In Church culture, marriage is strongly emphasized—and for good reason. It’s a beautiful, central part of the gospel. But sometimes that emphasis can unintentionally lead people to assume things are more rigid than they actually are. A good principle (marriage is important) can slowly turn into an assumption (“you must be married for certain roles”), and then eventually into a rumor (“the Church arranges marriages for leaders”).

That’s usually how stories like this grow.

Another helpful lens is to ask: Does this align with how the Church typically operates?

When it comes to deeply personal decisions—like who to marry—the consistent teaching is that individuals seek guidance from the Lord themselves. Even prophets follow that pattern. They teach it, and they live it.

President Nelson himself has often emphasized personal revelation—encouraging members to seek the Lord’s guidance in their own lives. It would be very inconsistent if, in something as personal as marriage, that principle suddenly didn’t apply to him.

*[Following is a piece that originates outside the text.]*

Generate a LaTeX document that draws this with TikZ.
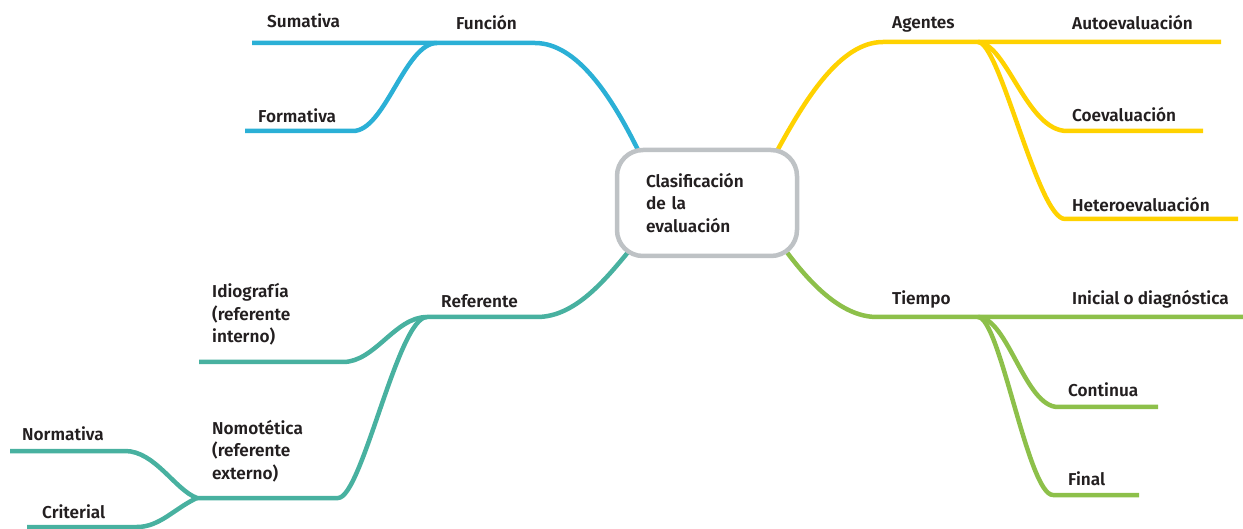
\documentclass[tikz,border=0pt]{standalone}
\usepackage{fontspec}
\setmainfont{Fira Sans SemiBold}
\definecolor{cBlue}{RGB}{43,176,214}
\definecolor{cYel}{RGB}{255,210,0}
\definecolor{cGreen}{RGB}{141,192,74}
\definecolor{cTeal}{RGB}{72,177,160}
\definecolor{cGray}{RGB}{190,194,197}
\definecolor{cText}{RGB}{35,31,32}
\tikzset{
  br/.style={line width=4.5pt, line cap=butt, line join=round},
  lbl/.style={anchor=base west, inner sep=0pt, text=cText, font=\fontsize{17.2}{22.5}\selectfont, align=left},
  centerbox/.style={draw=cGray, line width=4.5pt, rounded corners=26pt, fill=white,
     minimum width=180pt, minimum height=106pt, text width=122pt, inner xsep=0pt,
     align=left, text=cText, font=\fontsize{17.2}{22.5}\selectfont}
}
\begin{document}
\begin{tikzpicture}[x=1pt,y=-1pt]
\useasboundingbox (0,0) rectangle (1243,529);
% coordinates
\coordinate (bS) at (639,152);
\coordinate (fK) at (535,43);
\coordinate (fJ) at (437,43);
\coordinate (sumE) at (252,43);
\coordinate (forK) at (353,131);
\coordinate (forE) at (245,131);
\coordinate (yS) at (777,151);
\coordinate (aK) at (883,42);
\coordinate (aJ) at (978,42);
\coordinate (autoE) at (1221,42);
\coordinate (coK) at (1067,131);
\coordinate (coE) at (1203,131);
\coordinate (heK) at (1065,219);
\coordinate (heE) at (1238,219);
\coordinate (gS) at (786,251);
\coordinate (tK) at (877,317);
\coordinate (tJ) at (978,317);
\coordinate (iniE) at (1243,317);
\coordinate (conK) at (1058,407);
\coordinate (conE) at (1158,407);
\coordinate (finK) at (1053,495);
\coordinate (finE) at (1139,495);
\coordinate (rS) at (629,251);
\coordinate (rK) at (537,317);
\coordinate (rJ) at (427,317);
\coordinate (idK) at (343,362);
\coordinate (idE) at (199,362);
\coordinate (noK) at (338,498);
\coordinate (noJ) at (197,498);
\coordinate (nmK) at (125,451);
\coordinate (nmE) at (10,451);
\coordinate (crK) at (137,527);
\coordinate (crE) at (27,527);
% branches
\draw[br, cBlue] (bS) .. controls (612,97) and (577,43) .. (fK) -- (sumE);
\draw[br, cBlue] (fJ) .. controls (405,43) and (385,131) .. (forK) -- (forE);
\draw[br, cYel] (yS) .. controls (805,100) and (840,42) .. (aK) -- (autoE);
\draw[br, cYel] (aJ) .. controls (1007,44) and (1027,131) .. (coK) -- (coE);
\draw[br, cYel] (aJ) .. controls (1000,42) and (1038,219) .. (heK) -- (heE);
\draw[br, cGreen] (gS) .. controls (815,290) and (845,317) .. (tK) -- (iniE);
\draw[br, cGreen] (tJ) .. controls (1008,318) and (1025,407) .. (conK) -- (conE);
\draw[br, cGreen] (tJ) .. controls (1000,317) and (1028,495) .. (finK) -- (finE);
\draw[br, cTeal] (rS) .. controls (605,280) and (575,317) .. (rK) -- (rJ);
\draw[br, cTeal] (rJ) .. controls (395,317) and (375,362) .. (idK) -- (idE);
\draw[br, cTeal] (rJ) .. controls (398,317) and (362,498) .. (noK) -- (noJ);
\draw[br, cTeal] (noJ) .. controls (175,490) and (155,451) .. (nmK) -- (nmE);
\draw[br, cTeal] (noJ) .. controls (175,508) and (160,527) .. (crK) -- (crE);
% center
\node[centerbox] (center) at (707,203) {Clasificación\\de la\\evaluación};
% labels
\node[lbl] (sum) at (267,28) {Sumativa};
\node[lbl] (fun) at (456,30) {Función};
\node[lbl] (for) at (258,123) {Formativa};
\node[lbl] (age) at (892,29) {Agentes};
\node[lbl] (aut) at (1072,30) {Autoevaluación};
\node[lbl] (coe) at (1072,122) {Coevaluación};
\node[lbl] (het) at (1072,212) {Heteroevaluación};
\node[lbl] (tie) at (892,305) {Tiempo};
\node[lbl] (ini) at (1072,305) {Inicial o diagnóstica};
\node[lbl] (con) at (1068,397) {Continua};
\node[lbl] (fin) at (1068,485) {Final};
\node[lbl] (ref) at (441,308) {Referente};
\node[lbl] (idi) at (212,343) {Idiografía\\(referente\\interno)};
\node[lbl] (nom) at (212,479) {Nomotética\\(referente\\externo)};
\node[lbl] (nor) at (22,440) {Normativa};
\node[lbl] (cri) at (42,518) {Criterial};
\end{tikzpicture}
\end{document}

At the end of the day, the simplest explanation is usually the right one.

President Nelson lost his wife, grieved, continued serving faithfully, and eventually found companionship again with someone he felt inspired to marry. No interviews. No formal selection process. Just a faithful man making a personal, prayerful decision.

And honestly, there’s something really comforting about that.

It reminds us that even prophets walk through the same kinds of life experiences we do. They face loss. They move forward. They seek guidance. They build relationships. Their lives are guided by revelation—but not micromanaged by an institution, as rumors sometimes suggest.

So if you hear that story again, you can feel confident saying: there’s no credible evidence for it, and it doesn’t reflect how the Church or its leaders actually operate.